[Recorded information]:

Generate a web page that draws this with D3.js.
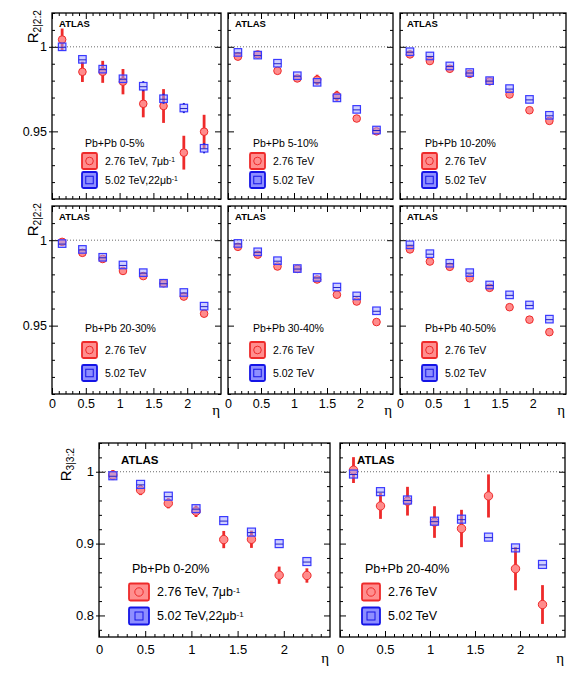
<!DOCTYPE html>
<html>
<head>
<meta charset="utf-8">
<script src="https://cdn.jsdelivr.net/npm/d3@7"></script>
<style>
body { margin: 0; background: #fff; }
svg { font-family: "Liberation Sans", Arial, Helvetica, sans-serif; }
</style>
</head>
<body>
<svg id="chart" width="569" height="680"></svg>
<script>
/* data */
var eta = [0.15, 0.45, 0.75, 1.05, 1.35, 1.65, 1.95, 2.25];
var xTicks = [0, 0.5, 1, 1.5, 2];
var yTicks22 = [0.95, 1];
var yTicks33 = [0.8, 0.9, 1];

var cent22 = ["0-5%", "5-10%", "10-20%", "20-30%", "30-40%", "40-50%"];
var cent33 = ["0-20%", "20-40%"];

var r22_276 = [
  [1.0043, 0.9852, 0.9852, 0.9794, 0.9663, 0.9650, 0.9374, 0.9498],
  [0.9942, 0.9955, 0.9858, 0.9813, 0.9805, 0.9710, 0.9576, 0.9500],
  [0.9955, 0.9916, 0.9870, 0.9840, 0.9796, 0.9718, 0.9625, 0.9562],
  [0.9990, 0.9926, 0.9890, 0.9820, 0.9790, 0.9748, 0.9670, 0.9570],
  [0.9961, 0.9915, 0.9846, 0.9832, 0.9770, 0.9681, 0.9641, 0.9521],
  [0.9946, 0.9875, 0.9844, 0.9777, 0.9721, 0.9608, 0.9535, 0.9462]
];
var r22_276_err = [
  [0.0065, 0.006, 0.0065, 0.0075, 0.008, 0.010, 0.010, 0.010],
  [0.0015, 0.0015, 0.0015, 0.002, 0.003, 0.003, 0.002, 0.002],
  [0.001, 0.001, 0.001, 0.001, 0.001, 0.001, 0.001, 0.001],
  [0.001, 0.001, 0.001, 0.001, 0.001, 0.001, 0.001, 0.001],
  [0.001, 0.001, 0.001, 0.001, 0.001, 0.001, 0.001, 0.001],
  [0.001, 0.001, 0.001, 0.001, 0.0015, 0.002, 0.002, 0.002]
];
var r22_502 = [
  [1.0000, 0.9926, 0.9868, 0.9811, 0.9767, 0.9693, 0.9638, 0.9400],
  [0.9967, 0.9951, 0.9903, 0.9829, 0.9790, 0.9698, 0.9630, 0.9508],
  [0.9971, 0.9946, 0.9887, 0.9848, 0.9800, 0.9753, 0.9689, 0.9595],
  [0.9980, 0.9946, 0.9900, 0.9855, 0.9810, 0.9748, 0.9694, 0.9614],
  [0.9981, 0.9932, 0.9880, 0.9834, 0.9782, 0.9726, 0.9674, 0.9587],
  [0.9973, 0.9921, 0.9865, 0.9810, 0.9738, 0.9680, 0.9621, 0.9538]
];
var r22_502_err = [
  [0.001, 0.001, 0.002, 0.002, 0.003, 0.003, 0.003, 0.003],
  [0.001, 0.001, 0.001, 0.001, 0.001, 0.001, 0.001, 0.001],
  [0.001, 0.001, 0.001, 0.001, 0.001, 0.001, 0.001, 0.001],
  [0.001, 0.001, 0.001, 0.001, 0.001, 0.001, 0.001, 0.001],
  [0.001, 0.001, 0.001, 0.001, 0.001, 0.001, 0.001, 0.001],
  [0.001, 0.001, 0.001, 0.001, 0.001, 0.001, 0.001, 0.001]
];

var r33_276 = [
  [0.9954, 0.9745, 0.9560, 0.9450, 0.9056, 0.9060, 0.8560, 0.8556],
  [1.0023, 0.9524, 0.9590, 0.9300, 0.9210, 0.9663, 0.8650, 0.8152]
];
var r33_276_err = [
  [0.007, 0.007, 0.007, 0.008, 0.012, 0.012, 0.012, 0.010],
  [0.018, 0.018, 0.020, 0.022, 0.026, 0.030, 0.030, 0.027]
];
var r33_502 = [
  [0.9944, 0.9824, 0.9660, 0.9486, 0.9320, 0.9160, 0.9000, 0.8750],
  [0.9968, 0.9723, 0.9607, 0.9312, 0.9340, 0.9090, 0.8940, 0.8710]
];
var r33_502_err = [
  [0.002, 0.002, 0.002, 0.003, 0.002, 0.003, 0.002, 0.002],
  [0.003, 0.002, 0.003, 0.004, 0.004, 0.004, 0.004, 0.004]
];

var svg = d3.select("#chart");
var RED = "#ee2a2a", RED_FILL = "#ff8c8c";
var BLUE = "#3a3aff", BLUE_FILL = "rgba(160,160,255,0.5)";

function fmt(d) { return String(+d.toFixed(2)); }

function sideAxis(g, gen, values, size) {
  g.call(gen.tickValues(values).tickSize(size).tickFormat(""));
  g.select(".domain").remove();
  g.selectAll("line").attr("stroke", "#000").attr("stroke-width", 1);
}

// one panel: frame, ticks, points, legend
function panel(p) {
  var w = p.x1 - p.x0, h = p.y1 - p.y0;
  var g = svg.append("g").attr("transform", "translate(" + p.x0 + "," + p.y0 + ")");
  var x = d3.scaleLinear().domain([0, 2.5]).range([0, w]);
  var y = d3.scaleLinear().domain(p.yDom).range([h, 0]);

  var xMinor = d3.range(0, 25).map(function (i) { return i / 10; }).filter(function (v) { return xTicks.indexOf(v) < 0; });
  var yMinor = d3.range(Math.ceil(p.yDom[0] / p.yMinor), Math.floor(p.yDom[1] / p.yMinor) + 1)
    .map(function (i) { return +(i * p.yMinor).toFixed(3); })
    .filter(function (v) { return p.yMajor.indexOf(v) < 0; });

  // inward ticks on four sides
  sideAxis(g.append("g").attr("transform", "translate(0," + h + ")"), d3.axisBottom(x), xTicks, -6);
  sideAxis(g.append("g").attr("transform", "translate(0," + h + ")"), d3.axisBottom(x), xMinor, -3);
  sideAxis(g.append("g"), d3.axisTop(x), xTicks, -6);
  sideAxis(g.append("g"), d3.axisTop(x), xMinor, -3);
  sideAxis(g.append("g"), d3.axisLeft(y), p.yMajor, -6);
  sideAxis(g.append("g"), d3.axisLeft(y), yMinor, -3);
  sideAxis(g.append("g").attr("transform", "translate(" + w + ",0)"), d3.axisRight(y), p.yMajor, -6);
  sideAxis(g.append("g").attr("transform", "translate(" + w + ",0)"), d3.axisRight(y), yMinor, -3);

  if (p.yLabels) {
    var ya = g.append("g").call(d3.axisLeft(y).tickValues(p.yMajor).tickSize(3).tickPadding(2).tickFormat(fmt));
    ya.select(".domain").remove();
    ya.selectAll("line").attr("stroke", "#000");
    ya.selectAll("text").attr("font-size", p.tickFont).attr("fill", "#000").attr("font-family", null);
  }
  if (p.xLabels) {
    var xa = g.append("g").attr("transform", "translate(0," + h + ")")
      .call(d3.axisBottom(x).tickValues(xTicks).tickSize(0).tickPadding(p.xPad).tickFormat(fmt));
    xa.select(".domain").remove();
    xa.selectAll("text").attr("font-size", p.tickFont).attr("fill", "#000").attr("font-family", null);
    g.append("text").attr("x", w - 1).attr("y", h + p.etaDy)
      .attr("text-anchor", "end").attr("font-size", 15)
      .attr("font-family", "'Liberation Serif', 'DejaVu Serif', serif").text("η");
  }

  // reference line at 1
  g.append("line").attr("x1", 0).attr("x2", w).attr("y1", y(1)).attr("y2", y(1))
    .attr("stroke", "#444").attr("stroke-width", 0.8).attr("stroke-dasharray", "1,2");

  var red = eta.map(function (e, i) { return { e: e, v: p.red[i], err: p.redErr[i] }; });
  var blue = eta.map(function (e, i) { return { e: e, v: p.blue[i], err: p.blueErr[i] }; });
  var rr = p.r, hs = p.sq / 2;

  g.selectAll(".rbar").data(red).enter().append("line")
    .attr("x1", function (d) { return x(d.e); }).attr("x2", function (d) { return x(d.e); })
    .attr("y1", function (d) { return y(d.v + d.err); }).attr("y2", function (d) { return y(d.v - d.err); })
    .attr("stroke", RED).attr("stroke-width", 2.8);
  g.selectAll(".rpt").data(red).enter().append("circle")
    .attr("cx", function (d) { return x(d.e); }).attr("cy", function (d) { return y(d.v); })
    .attr("r", rr).attr("fill", RED_FILL).attr("stroke", RED).attr("stroke-width", 1);

  g.selectAll(".bpt").data(blue).enter().append("rect")
    .attr("x", function (d) { return x(d.e) - hs; }).attr("y", function (d) { return y(d.v) - hs; })
    .attr("width", p.sq).attr("height", p.sq)
    .attr("fill", BLUE_FILL).attr("stroke", BLUE).attr("stroke-width", 1.2);
  g.selectAll(".bmid").data(blue).enter().append("line")
    .attr("x1", function (d) { return x(d.e) - hs; }).attr("x2", function (d) { return x(d.e) + hs; })
    .attr("y1", function (d) { return y(d.v) + 0.5; }).attr("y2", function (d) { return y(d.v) + 0.5; })
    .attr("stroke", "#2424c8").attr("stroke-width", 1);
  g.selectAll(".bbar").data(blue.filter(function (d) { return y(d.v - d.err) - y(d.v + d.err) > p.sq; }))
    .enter().append("g").each(function (d) {
      var s = d3.select(this);
      s.append("line").attr("x1", x(d.e)).attr("x2", x(d.e)).attr("y1", y(d.v + d.err)).attr("y2", y(d.v) - hs)
        .attr("stroke", "#2020d0").attr("stroke-width", 2);
      s.append("line").attr("x1", x(d.e)).attr("x2", x(d.e)).attr("y1", y(d.v) + hs).attr("y2", y(d.v - d.err))
        .attr("stroke", "#2020d0").attr("stroke-width", 2);
    });

  // frame
  g.append("rect").attr("width", w).attr("height", h).attr("fill", "none")
    .attr("stroke", "#000").attr("stroke-width", 1.3);

  g.append("text").attr("x", p.atlas[0]).attr("y", p.atlas[1]).attr("font-weight", "bold")
    .attr("font-size", p.atlasFont).text("ATLAS");

  // legend
  var L = p.leg;
  g.append("text").attr("x", L.box + 3).attr("y", h - L.head).attr("dy", "0.35em")
    .attr("font-size", L.font).text("Pb+Pb " + p.cent);
  [[L.red, RED, "#ff7a7a", p.lab1, "c"], [L.blue, "#1414e6", "#7a7aff", p.lab2, "s"]].forEach(function (e) {
    var cy = h - e[0];
    g.append("rect").attr("x", L.box).attr("y", cy - L.bh / 2).attr("width", L.bw).attr("height", L.bh)
      .attr("rx", 1.5).attr("fill", e[2]).attr("fill-opacity", 0.85).attr("stroke", e[1]).attr("stroke-width", 1.8);
    if (e[4] === "c") {
      g.append("circle").attr("cx", L.box + L.bw / 2).attr("cy", cy).attr("r", rr)
        .attr("fill", "none").attr("stroke", e[1]).attr("stroke-width", 1);
    } else {
      g.append("rect").attr("x", L.box + L.bw / 2 - hs).attr("y", cy - hs).attr("width", p.sq).attr("height", p.sq)
        .attr("fill", "none").attr("stroke", e[1]).attr("stroke-width", 1);
    }
    var t = g.append("text").attr("x", L.box + L.bw + L.gap).attr("y", cy).attr("dy", "0.35em")
      .attr("font-size", L.font).text(e[3][0]);
    if (e[3][1]) {
      t.append("tspan").attr("dy", "-0.45em").attr("font-size", L.font * 0.65).text(e[3][1]);
    }
  });
}

function yTitle(x, yEnd, sub, size) {
  var t = svg.append("text").attr("transform", "translate(" + x + "," + yEnd + ") rotate(-90)")
    .attr("text-anchor", "end").attr("font-size", size).text("R");
  t.append("tspan").attr("dy", "0.3em").attr("font-size", size * 0.68).text(sub);
}

var cols = [[52, 221], [228, 393], [400, 566]];
var rows = [[13, 199], [206, 394]];
var legTop = [
  { head: 56, red: 38, blue: 19 },
  { head: 66, red: 44, blue: 21 }
];

cent22.forEach(function (c, i) {
  var r = Math.floor(i / 3), k = i % 3;
  var lum = (i === 0);
  panel({
    x0: cols[k][0], x1: cols[k][1], y0: rows[r][0], y1: rows[r][1],
    yDom: [0.91, 1.02], yMajor: yTicks22, yMinor: 0.01,
    yLabels: k === 0, xLabels: r === 1, tickFont: 12.5, xPad: 5.5, etaDy: 21,
    red: r22_276[i], redErr: r22_276_err[i], blue: r22_502[i], blueErr: r22_502_err[i],
    r: 3.8, sq: 7.5, atlas: [7, 13.5], atlasFont: 9.5, cent: c,
    lab1: lum ? ["2.76 TeV, 7μb", "-1"] : ["2.76 TeV"],
    lab2: lum ? ["5.02 TeV,22μb", "-1"] : ["5.02 TeV"],
    leg: {
      box: (k === 0 ? 30 : 22), bw: 15, bh: 16, gap: 8, font: 10.5,
      head: legTop[r].head, red: legTop[r].red, blue: legTop[r].blue
    }
  });
});

var bcols = [[99, 330], [340, 565]];
cent33.forEach(function (c, i) {
  var lum = (i === 0);
  panel({
    x0: bcols[i][0], x1: bcols[i][1], y0: 443, y1: 637,
    yDom: [0.77, 1.04], yMajor: yTicks33, yMinor: 0.02,
    yLabels: i === 0, xLabels: true, tickFont: 13, xPad: 7.5, etaDy: 26,
    red: r33_276[i], redErr: r33_276_err[i], blue: r33_502[i], blueErr: r33_502_err[i],
    r: 4.2, sq: 8, atlas: (i === 0 ? [22, 21] : [17, 21]), atlasFont: 11.5, cent: c,
    lab1: lum ? ["2.76 TeV, 7μb", "-1"] : ["2.76 TeV"],
    lab2: lum ? ["5.02 TeV,22μb", "-1"] : ["5.02 TeV"],
    leg: {
      box: (i === 0 ? 30 : 22), bw: (i === 0 ? 20 : 18), bh: 17, gap: 8, font: 12.5,
      head: 68, red: 45, blue: 21
    }
  });
});

yTitle(38, 10, "2|2:2", 15);
yTitle(38, 203, "2|2:2", 15);
yTitle(71, 448, "3|3:2", 15);
</script>
</body>
</html>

[To do]:
Collect each line containing the string "this".

[Exercise answer]:
Generate a web page that draws this with D3.js.
      var s = d3.select(this);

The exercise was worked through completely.